Invitato dal suo amico Franz Listz alla direzione del conservatorio musicale di Budapest, preferì accettare invece il posto di maestro di canto al conservatorio di Parma, che occupò dal 16 luglio 1889. Nonostante varie interruzioni, dovute alle sue precarie condizioni di salute, mantenne la cattedra fino al 1ºmaggio 1910, quando, a causa di una cecità quasi completa, fu costretto a lasciare definitivamente l’insegnamento. Nel 1890 A. Boito, allora preposto alla direzione di quel conservatorio, gli aveva anche affidato l’insegnamento del “bel canto”, un corso di nuova istituzione, il primo, nei conservatori musicali italiani, destinato agli allievi di composizione per l’apprendimento dell’arte del “trattare le voci”, come scriveva il Boito in una circolare al ministero.

Graziella,su libretto di Michele Caputo, messa in scena a cura dell’editore Sonzogno per l’inaugurazione del nuovo Teatro lirico nazionale di Milano nell’ottobre del 1894, e Severo Torelli – di cui si ebbe la prima rappresentazione solo nel 1903 al teatro Duse di Bologna – sono le due ultime opere dell’A. che vennero rappresentate. L’ultima sua fatica nel campo operistico, La Dame de Prévennes, su libretto di Luigi Illica, rimase inedita.

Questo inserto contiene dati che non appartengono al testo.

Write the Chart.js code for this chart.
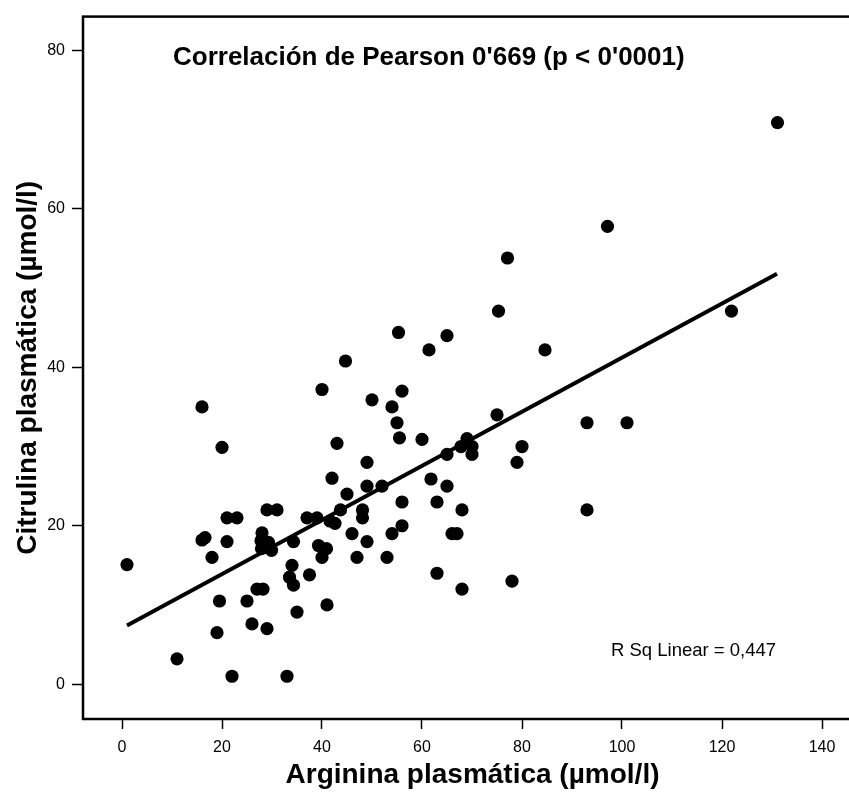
<!DOCTYPE html>
<html>
<head>
<meta charset="utf-8">
<script src="https://cdn.jsdelivr.net/npm/chart.js@4.4.1/dist/chart.umd.min.js"></script>
<style>
    html, body { margin: 0; padding: 0; background: #fff; overflow: hidden; }
    #wrap { position: absolute; left: 0; top: 0; width: 870px; height: 792px; }
</style>
</head>
<body>
<div id="wrap"><canvas id="scatterChart"></canvas></div>
<script>
// Arginina (x) / Citrulina (y) values
const arginina = [
    1, 11, 16, 20, 16, 16.6, 18, 19, 19.5, 21,
    23, 21, 22, 25, 26, 27, 28.2, 28, 27.8, 29.3,
    27.9, 29.9, 29, 31, 29, 33, 33.5, 34.3, 34, 34.3,
    35, 37.5, 37, 39, 39.3, 40.9, 40, 41, 40, 41.6,
    42.6, 42, 43, 43.7, 44.7, 45, 46, 47, 48.1, 48.1,
    49, 49, 49, 50, 52, 53, 54, 54, 55, 55.5,
    55.3, 56, 56, 56, 60, 61.4, 61.8, 63, 63, 65,
    65, 65, 66, 67, 68, 68, 67.8, 69, 70, 70,
    75, 75.3, 77.1, 78, 79, 80, 84.6, 93, 93, 97.1,
    101, 121.9, 131.1
];
const citrulina = [
    15.1, 3.2, 35, 29.9, 18.2, 18.5, 16, 6.5, 10.5, 21,
    21, 18, 1, 10.5, 7.6, 12, 12, 19.1, 18.1, 17.9,
    17.1, 16.9, 22, 22, 7, 1, 13.5, 12.5, 15, 18,
    9.1, 13.8, 21, 21, 17.5, 17.1, 16, 10, 37.2, 20.6,
    20.3, 26, 30.4, 22, 40.8, 24, 19, 16, 22, 21,
    18, 25, 28, 35.9, 25, 16, 19, 35, 33, 31.1,
    44.4, 37, 23, 20, 30.9, 42.2, 25.9, 23, 14, 44,
    29, 25, 19, 19, 22, 12, 30, 31, 30, 29,
    34, 47.1, 53.8, 13, 28, 30, 42.2, 33, 22, 57.8,
    33, 47.1, 70.9
];

// fitted line end points as drawn
const fitX = [1, 131];
const fitY = [7.4, 51.8];

const xTicks = [0, 20, 40, 60, 80, 100, 120, 140];
const yTicks = [0, 20, 40, 60, 80];

const pearsonText = "Correlación de Pearson 0'669 (p < 0'0001)";
const rsqText = "R Sq Linear = 0,447";

const frameAndNotes = {
    id: 'frameAndNotes',
    afterDraw(chart) {
        const ctx = chart.ctx;
        const a = chart.chartArea;
        ctx.save();
        ctx.strokeStyle = '#000';
        ctx.lineWidth = 2.5;
        ctx.strokeRect(a.left, a.top, a.right - a.left + 20, a.bottom - a.top);
        ctx.fillStyle = '#000';
        ctx.textBaseline = 'alphabetic';
        ctx.font = 'bold 26px "Liberation Sans", Arial, sans-serif';
        ctx.fillText(pearsonText, 173, 65);
        ctx.font = '18.5px "Liberation Sans", Arial, sans-serif';
        ctx.fillText(rsqText, 611, 656);
        ctx.restore();
    }
};

const pts = arginina.map((v, i) => ({ x: v, y: citrulina[i] }));
const fitPts = fitX.map((v, i) => ({ x: v, y: fitY[i] }));

new Chart(document.getElementById('scatterChart'), {
    type: 'scatter',
    data: {
        datasets: [{
            data: pts,
            pointStyle: 'circle',
            pointRadius: 6.6,
            pointHoverRadius: 6.6,
            borderWidth: 0,
            backgroundColor: '#000',
            borderColor: '#000'
        }, {
            type: 'line',
            data: fitPts,
            borderColor: '#000',
            borderWidth: 4,
            pointRadius: 0,
            fill: false
        }]
    },
    options: {
        responsive: true,
        maintainAspectRatio: false,
        animation: false,
        layout: { padding: { left: 0, top: 14, right: 8, bottom: 0 } },
        plugins: {
            legend: { display: false },
            tooltip: { enabled: false }
        },
        scales: {
            x: {
                type: 'linear',
                min: -7.8,
                max: 148,
                afterBuildTicks: s => { s.ticks = xTicks.map(v => ({ value: v })); },
                afterFit: s => { s.height = 73; },
                grid: { drawOnChartArea: false, tickLength: 10, tickWidth: 1.5, tickColor: '#000' },
                border: { display: false },
                ticks: {
                    color: '#000',
                    padding: 9,
                    font: { family: '"Liberation Sans", Arial, sans-serif', size: 16 }
                },
                title: {
                    display: true,
                    text: 'Arginina plasmática (µmol/l)',
                    color: '#000',
                    padding: { top: 0, bottom: 0 },
                    font: { family: '"Liberation Sans", Arial, sans-serif', size: 28, weight: 'bold', lineHeight: 1.2 }
                }
            },
            y: {
                type: 'linear',
                min: -4.4,
                max: 84.28,
                afterBuildTicks: s => { s.ticks = yTicks.map(v => ({ value: v })); },
                afterFit: s => { s.width = 83; },
                grid: { drawOnChartArea: false, tickLength: 11, tickWidth: 1.5, tickColor: '#000' },
                border: { display: false },
                ticks: {
                    color: '#000',
                    padding: 7,
                    font: { family: '"Liberation Sans", Arial, sans-serif', size: 16 }
                },
                title: {
                    display: true,
                    text: 'Citrulina plasmática (µmol/l)',
                    color: '#000',
                    padding: { top: 11, bottom: 0 },
                    font: { family: '"Liberation Sans", Arial, sans-serif', size: 28, weight: 'bold', lineHeight: 1.2 }
                }
            }
        }
    },
    plugins: [frameAndNotes]
});
</script>
</body>
</html>
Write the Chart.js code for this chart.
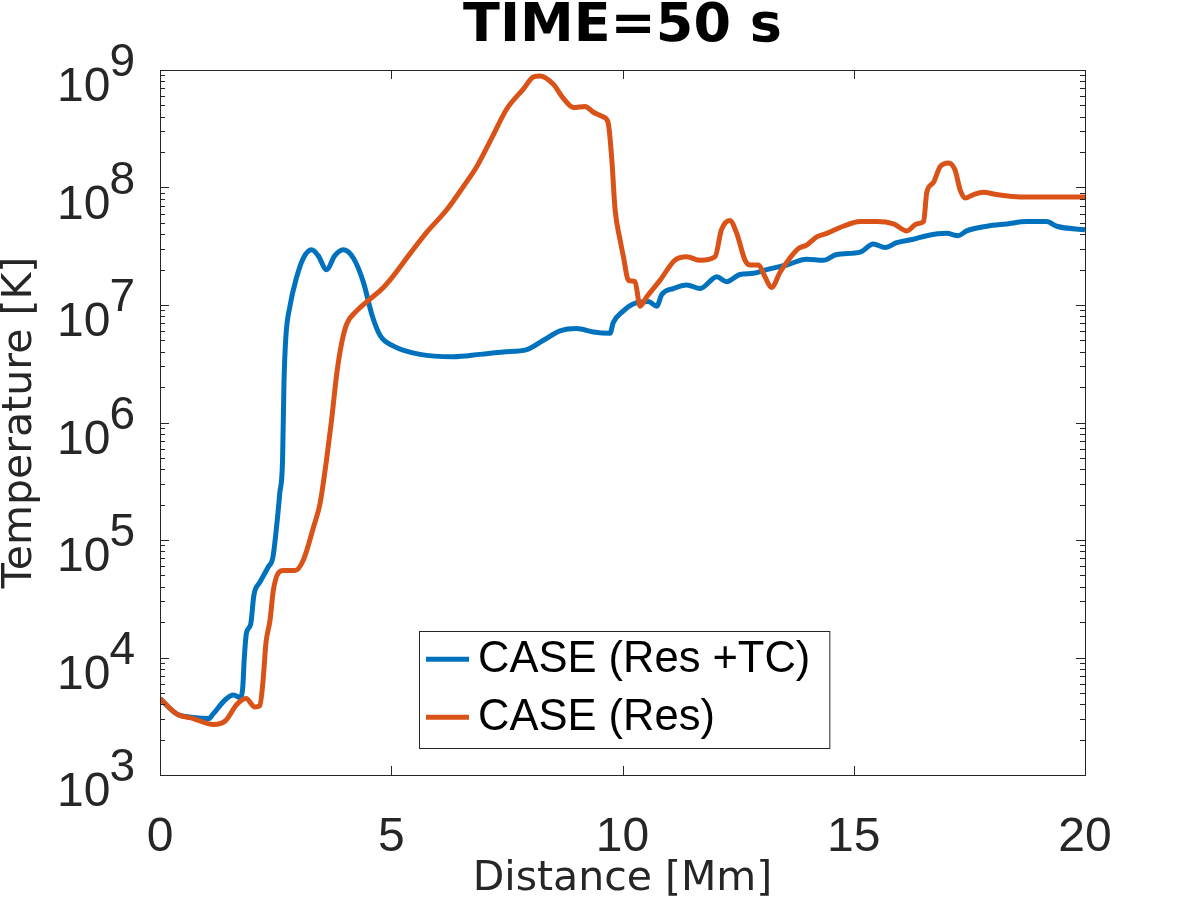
<!DOCTYPE html>
<html lang="en">
<head>
    <meta charset="UTF-8">
    <title>TIME=50 s</title>
    <script src="https://cdn.jsdelivr.net/npm/chart.js"></script>
    <style>
        body {
            margin: 0;
            background-color: #ffffff;
        }

        .chart-container {
            width: 1200px;
            height: 900px;
        }
    </style>
</head>
<body>

<div class="chart-container">
    <canvas id="tempChart" width="1200" height="900"></canvas>
</div>

<script>
    // Distance [Mm] / Temperature [K]
    const blueX = [0, 0.36, 0.72, 1.05, 1.15, 1.41, 1.59, 1.73, 1.79, 1.82,
        1.87, 1.96, 2.03, 2.16, 2.34, 2.44, 2.52, 2.59, 2.65, 2.68,
        2.72, 2.81, 2.95, 3.10, 3.28, 3.42, 3.60, 3.78, 3.96, 4.18,
        4.40, 4.58, 4.76, 5.05, 5.62, 6.34, 6.92, 7.42, 7.93, 8.29,
        8.65, 9.01, 9.37, 9.73, 9.80, 10.02, 10.23, 10.56, 10.74, 10.85,
        11.10, 11.39, 11.68, 12.04, 12.25, 12.54, 12.83, 13.12, 13.55, 13.98,
        14.34, 14.63, 15.14, 15.42, 15.68, 15.93, 16.29, 16.58, 17.01, 17.26,
        17.44, 17.88, 18.31, 18.74, 19.17, 19.39, 20];
    const blueT = [4.47e3, 3.31e3, 3.09e3, 3.02e3, 3.31e3, 4.37e3, 4.79e3, 4.57e3, 5.62e3, 9.55e3,
        1.62e4, 1.91e4, 3.39e4, 4.37e4, 5.89e4, 7.08e4, 1.29e5, 2.51e5, 4.79e5, 2.14e6,
        5.25e6, 9.77e6, 1.70e7, 2.51e7, 2.95e7, 2.63e7, 2.0e7, 2.63e7, 2.95e7, 2.51e7,
        1.55e7, 8.32e6, 5.50e6, 4.47e6, 3.80e6, 3.63e6, 3.80e6, 3.98e6, 4.17e6, 5.01e6,
        6.03e6, 6.31e6, 5.89e6, 5.75e6, 7.08e6, 8.91e6, 1.02e7, 1.07e7, 9.77e6, 1.23e7,
        1.38e7, 1.48e7, 1.38e7, 1.74e7, 1.58e7, 1.82e7, 1.86e7, 2.0e7, 2.19e7, 2.45e7,
        2.40e7, 2.69e7, 2.82e7, 3.31e7, 3.09e7, 3.39e7, 3.63e7, 3.89e7, 4.07e7, 3.89e7,
        4.27e7, 4.68e7, 4.90e7, 5.13e7, 5.13e7, 4.68e7, 4.37e7];

    const orangeX = [0, 0.36, 0.72, 1.15, 1.41, 1.66, 1.86, 2.05, 2.16, 2.23,
        2.29, 2.38, 2.45, 2.56, 2.67, 2.92, 3.10, 3.32, 3.46, 3.60,
        3.71, 3.82, 3.93, 4.04, 4.25, 4.54, 4.83, 5.05, 5.41, 5.77,
        6.20, 6.56, 6.85, 7.21, 7.50, 7.86, 8.07, 8.22, 8.50, 8.72,
        8.94, 9.19, 9.37, 9.59, 9.69, 9.77, 9.84, 9.95, 10.02, 10.13,
        10.27, 10.38, 10.52, 10.81, 11.13, 11.39, 11.68, 12.00, 12.14, 12.32,
        12.47, 12.65, 12.76, 12.94, 13.08, 13.22, 13.41, 13.62, 13.80, 13.98,
        14.20, 14.42, 14.77, 15.14, 15.50, 15.86, 16.15, 16.36, 16.51, 16.58,
        16.72, 16.87, 17.05, 17.19, 17.30, 17.41, 17.59, 17.80, 18.09, 18.60, 20];
    const orangeT = [4.47e3, 3.31e3, 3.02e3, 2.69e3, 2.88e3, 3.98e3, 4.47e3, 3.80e3, 3.89e3, 6.46e3,
        1.32e4, 2.09e4, 3.72e4, 5.25e4, 5.50e4, 5.50e4, 6.76e4, 1.29e5, 2.04e5, 4.79e5,
        1.05e6, 2.57e6, 4.79e6, 6.92e6, 8.91e6, 1.12e7, 1.41e7, 1.78e7, 2.75e7, 4.17e7,
        6.46e7, 1.02e8, 1.51e8, 2.82e8, 4.68e8, 6.92e8, 8.71e8, 8.91e8, 7.59e8, 5.75e8,
        4.79e8, 4.90e8, 4.37e8, 3.98e8, 3.55e8, 1.70e8, 6.46e7, 3.55e7, 2.57e7, 1.62e7,
        1.58e7, 9.77e6, 1.17e7, 1.62e7, 2.40e7, 2.57e7, 2.40e7, 2.57e7, 4.37e7, 5.25e7,
        4.07e7, 2.40e7, 2.19e7, 2.19e7, 1.74e7, 1.41e7, 1.91e7, 2.51e7, 3.02e7, 3.24e7,
        3.80e7, 4.07e7, 4.68e7, 5.13e7, 5.13e7, 4.90e7, 4.27e7, 4.90e7, 5.13e7, 9.12e7,
        1.10e8, 1.51e8, 1.62e8, 1.41e8, 9.55e7, 8.13e7, 8.71e7, 9.12e7, 8.71e7, 8.32e7, 8.32e7];

    const seriesLabels = ['CASE (Res +TC)', 'CASE (Res)'];
    const xTicks = [0, 5, 10, 15, 20];
    const yTickExps = [3, 4, 5, 6, 7, 8, 9];
    const yMinorSteps = [2, 3, 4, 5, 6, 7, 8, 9];

    const AXIS_COLOR = '#262626';
    const TICK_FONT = '"Liberation Sans", Arial, sans-serif';

    function toPoints(xs, ys) {
        return xs.map((x, i) => ({ x: x, y: ys[i] }));
    }

    // box, inward ticks (MATLAB style), 10^n labels and the legend
    const matlabAxes = {
        id: 'matlabAxes',
        afterDraw(chart) {
            const ctx = chart.ctx;
            const a = chart.chartArea;
            const xs = chart.scales.x;
            const ys = chart.scales.y;

            ctx.save();
            ctx.strokeStyle = AXIS_COLOR;
            ctx.lineWidth = 1;
            ctx.strokeRect(a.left + 0.5, a.top + 0.5, a.right - a.left, a.bottom - a.top);

            ctx.beginPath();
            xTicks.forEach(v => {
                const px = Math.round(xs.getPixelForValue(v)) + 0.5;
                ctx.moveTo(px, a.bottom);
                ctx.lineTo(px, a.bottom - 9);
                ctx.moveTo(px, a.top);
                ctx.lineTo(px, a.top + 9);
            });
            yTickExps.forEach(e => {
                const py = Math.round(ys.getPixelForValue(Math.pow(10, e))) + 0.5;
                ctx.moveTo(a.left, py);
                ctx.lineTo(a.left + 9, py);
                ctx.moveTo(a.right, py);
                ctx.lineTo(a.right - 9, py);
                if (e === yTickExps[yTickExps.length - 1]) return;
                yMinorSteps.forEach(m => {
                    const pm = Math.round(ys.getPixelForValue(m * Math.pow(10, e))) + 0.5;
                    ctx.moveTo(a.left, pm);
                    ctx.lineTo(a.left + 5, pm);
                    ctx.moveTo(a.right, pm);
                    ctx.lineTo(a.right - 5, pm);
                });
            });
            ctx.stroke();

            // y tick labels as 10 with raised exponent
            ctx.fillStyle = AXIS_COLOR;
            ctx.textAlign = 'right';
            ctx.textBaseline = 'alphabetic';
            const labelRight = a.left - 25;
            yTickExps.forEach(e => {
                const py = ys.getPixelForValue(Math.pow(10, e));
                ctx.font = '46px ' + TICK_FONT;
                const expW = ctx.measureText(String(e)).width;
                ctx.fillText(String(e), labelRight, py + 6);
                ctx.font = '48px ' + TICK_FONT;
                ctx.fillText('10', labelRight - expW + 1, py + 31);
            });

            // legend box
            const lx = a.left + 0.28 * (a.right - a.left);
            const ly = a.top + 0.796 * (a.bottom - a.top);
            ctx.font = '43.5px ' + TICK_FONT;
            const textW = Math.max(...chart.data.datasets.map(d => ctx.measureText(d.label).width));
            const boxW = 59 + textW + 19;
            const rowH = 58;
            ctx.fillStyle = '#ffffff';
            ctx.fillRect(lx, ly, boxW, rowH * 2 + 1);
            ctx.strokeStyle = AXIS_COLOR;
            ctx.lineWidth = 1;
            ctx.strokeRect(Math.round(lx) + 0.5, Math.round(ly) + 0.5, boxW, rowH * 2 + 1);
            chart.data.datasets.forEach((d, i) => {
                const cy = ly + 28 + i * rowH;
                ctx.strokeStyle = d.borderColor;
                ctx.lineWidth = 5;
                ctx.beginPath();
                ctx.moveTo(lx + 7, cy);
                ctx.lineTo(lx + 50, cy);
                ctx.stroke();
                ctx.fillStyle = '#000000';
                ctx.textAlign = 'left';
                ctx.textBaseline = 'middle';
                ctx.fillText(d.label, lx + 59, cy + 1);
            });
            ctx.restore();
        }
    };

    const ctx = document.getElementById('tempChart').getContext('2d');

    new Chart(ctx, {
        type: 'line',
        data: {
            datasets: [{
                label: seriesLabels[0],
                data: toPoints(blueX, blueT),
                borderColor: '#0072BD',
                borderWidth: 5,
                pointRadius: 0,
                cubicInterpolationMode: 'monotone',
                order: 1
            }, {
                label: seriesLabels[1],
                data: toPoints(orangeX, orangeT),
                borderColor: '#D95319',
                borderWidth: 5,
                pointRadius: 0,
                cubicInterpolationMode: 'monotone',
                order: 0
            }]
        },
        options: {
            responsive: false,
            animation: false,
            layout: {
                padding: { left: 0, right: 115, top: 0, bottom: 0 }
            },
            plugins: {
                legend: { display: false },
                tooltip: { enabled: false },
                title: {
                    display: true,
                    text: 'TIME=50 s',
                    fullSize: false,
                    color: '#000000',
                    font: { family: '"DejaVu Sans", sans-serif', size: 54, weight: 'bold', lineHeight: 1 },
                    padding: { top: 0, bottom: 16 }
                }
            },
            scales: {
                x: {
                    type: 'linear',
                    min: 0,
                    max: 20,
                    afterBuildTicks: scale => {
                        scale.ticks = xTicks.map(v => ({ value: v }));
                    },
                    afterFit: scale => {
                        scale.height = 125;
                    },
                    grid: { display: false, drawTicks: false },
                    border: { display: false },
                    ticks: {
                        color: AXIS_COLOR,
                        padding: 34,
                        maxRotation: 0,
                        font: { family: TICK_FONT, size: 48 }
                    },
                    title: {
                        display: true,
                        text: 'Distance [Mm]',
                        color: AXIS_COLOR,
                        padding: 0,
                        font: { family: '"DejaVu Sans", sans-serif', size: 41, lineHeight: 1 }
                    }
                },
                y: {
                    type: 'logarithmic',
                    min: 1e3,
                    max: 1e9,
                    afterBuildTicks: scale => {
                        scale.ticks = yTickExps.map(e => ({ value: Math.pow(10, e) }));
                    },
                    afterFit: scale => {
                        scale.width = 160;
                    },
                    grid: { display: false, drawTicks: false },
                    border: { display: false },
                    ticks: { display: false },
                    title: {
                        display: true,
                        text: 'Temperature [K]',
                        color: AXIS_COLOR,
                        padding: 0,
                        font: { family: '"DejaVu Sans", sans-serif', size: 41, lineHeight: 1 }
                    }
                }
            }
        },
        plugins: [matlabAxes]
    });
</script>
</body>
</html>
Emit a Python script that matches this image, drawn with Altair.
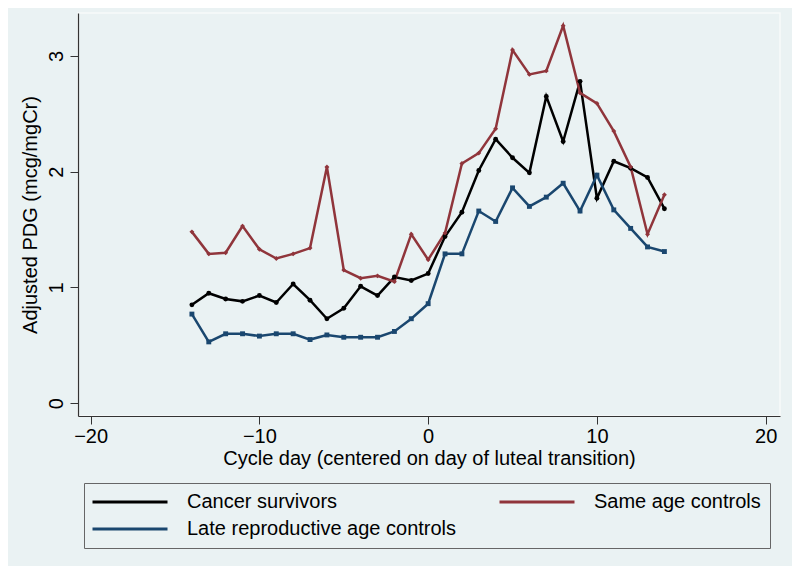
import altair as alt
import pandas as pd

days = list(range(-14, 15))
series_names = ["Cancer survivors", "Late reproductive age controls", "Same age controls"]
colors = ["#000000", "#1a476f", "#90353b"]
shapes = ["circle", "square", "diamond"]

cancer = [0.85, 0.95, 0.90, 0.88, 0.93, 0.87, 1.03, 0.89, 0.73, 0.82, 1.01, 0.93, 1.09, 1.06, 1.12,
          1.44, 1.65, 2.01, 2.28, 2.12, 1.99, 2.65, 2.26, 2.78, 1.77, 2.09, 2.03, 1.95, 1.68]
late_repro = [0.77, 0.53, 0.60, 0.60, 0.58, 0.60, 0.60, 0.55, 0.59, 0.57, 0.57, 0.57, 0.62, 0.73, 0.86,
              1.29, 1.29, 1.66, 1.57, 1.86, 1.70, 1.78, 1.90, 1.66, 1.97, 1.67, 1.51, 1.35, 1.31]
same_age = [1.48, 1.29, 1.30, 1.53, 1.33, 1.25, 1.29, 1.34, 2.04, 1.15, 1.08, 1.10, 1.05, 1.46, 1.24,
            1.47, 2.07, 2.16, 2.37, 3.05, 2.84, 2.87, 3.26, 2.68, 2.59, 2.35, 2.04, 1.46, 1.80]

rows = []
for name, vals in zip(series_names, [cancer, late_repro, same_age]):
    for d, v in zip(days, vals):
        rows.append({"day": d, "pdg": v, "series": name, "marker": name})
df = pd.DataFrame(rows)

BG = "#eaf2f3"
FONT = "Liberation Sans"

xenc = alt.X("day:Q",
             scale=alt.Scale(domain=[-20.75, 20.85], nice=False, zero=False),
             axis=alt.Axis(values=[-20, -10, 0, 10, 20], format="d",
                           title="Cycle day (centered on day of luteal transition)",
                           grid=False, tickSize=8, labelPadding=2, titlePadding=2))
yenc = alt.Y("pdg:Q",
             scale=alt.Scale(domain=[-0.11, 3.37], nice=False, zero=False),
             axis=alt.Axis(values=[0, 1, 2, 3], format="d", labelAngle=270,
                           title="Adjusted PDG (mcg/mgCr)",
                           grid=False, tickSize=8, labelPadding=4, titlePadding=6))

lines = alt.Chart(df).mark_line(strokeWidth=2.5).encode(
    x=xenc, y=yenc,
    color=alt.Color("series:N",
                    scale=alt.Scale(domain=series_names, range=colors),
                    sort=series_names,
                    legend=alt.Legend(title=None, orient="none", legendX=6, legendY=470,
                                      columns=2, columnPadding=36, rowPadding=7,
                                      symbolType="M-1.4,0H8.6", symbolSize=225,
                                      symbolStrokeWidth=3, labelOffset=74,
                                      labelFontSize=20, labelFont=FONT, labelColor="#000000",
                                      labelLimit=500, padding=9,
                                      strokeColor="#666666", fillColor=BG)),
)

points = alt.Chart(df).mark_point(filled=True, size=24, opacity=1).encode(
    x="day:Q", y="pdg:Q",
    fill=alt.Fill("marker:N", scale=alt.Scale(domain=series_names, range=colors), legend=None),
    shape=alt.Shape("marker:N", scale=alt.Scale(domain=series_names, range=shapes), legend=None),
)

chart = alt.layer(lines, points).resolve_scale(fill="independent", shape="independent").properties(
    width=702, height=403,
    background=BG,
    autosize=alt.AutoSizeParams(type="none"),
    padding={"left": 70, "top": 5, "right": 12, "bottom": 150},
).configure_view(
    fill=BG, stroke="#f7fafa", strokeWidth=1.5
).configure_axis(
    labelFont=FONT, titleFont=FONT, labelFontSize=20, titleFontSize=20,
    titleFontWeight="normal", labelColor="#000000", titleColor="#000000",
    domainColor="#333333", tickColor="#333333", domainWidth=1.2, tickWidth=1
)

chart.save("out.html", embed_options={"renderer": "svg", "actions": False})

L’A. morì a Parma il 21 febbr. del 1924.

La cantabilità delle “arie”, la facile vena melodica di questo autore non si accompagnarono a una eguale capacità di saper sostenere le parti drammatiche dei suoi lavori. Di qui anche il difetto più grave delle musiche dell’A.: una certa prolissità che questo seguito di belle melodie finisce talvolta coll’ingenerare. La sua spontanea inclinazione alla cantabilità della melodia rimane tuttavia – nonostante gli eccessi a cui talvolta può aver condotto – il maggior pregio dell’A. che si meritò gli elogi dei più grandi operisti di quei tempi, Verdi, Massenet, Catalani, Boito. Quest’ultimo ravvisava anzi in lui “l’ultimo dei compositori, che dopo G. Verdi, tenne sempre alta nelle sue opere la tradizione nobilissima della musica italiana”. E giustificava l’incarico all’Auteri del nuovo insegnamento sul retto impiego delle voci nella polifonia affermando necessario “un insegnante che fosse esperto compositore, libero da influenze straniere e nello stesso tempo conoscitore perfetto dell’arte del canto. L’autore della Dolores rispondeva appunto a tali esigenze…”.

Varie furono anche le composizioni da camera dell’A. – fra cui numerose romanze -; si ricorda di lui anche un ballettoAlessandro il Magnanimo, composto in collaborazione con P. Giorza e L. Cannuccini.

Uno studio teorico dell’A., pubblicato postumo dal figlio Michele, con prefazione di U. Giordano, Il canto nella sua essenza artistica e scientifica (Bologna 1936), mostra chiaramente la profonda conoscenza delle voci e del loro giusto impiego, acquisita dall’A. attraverso l’insegnamento e la severa preparazione professionale.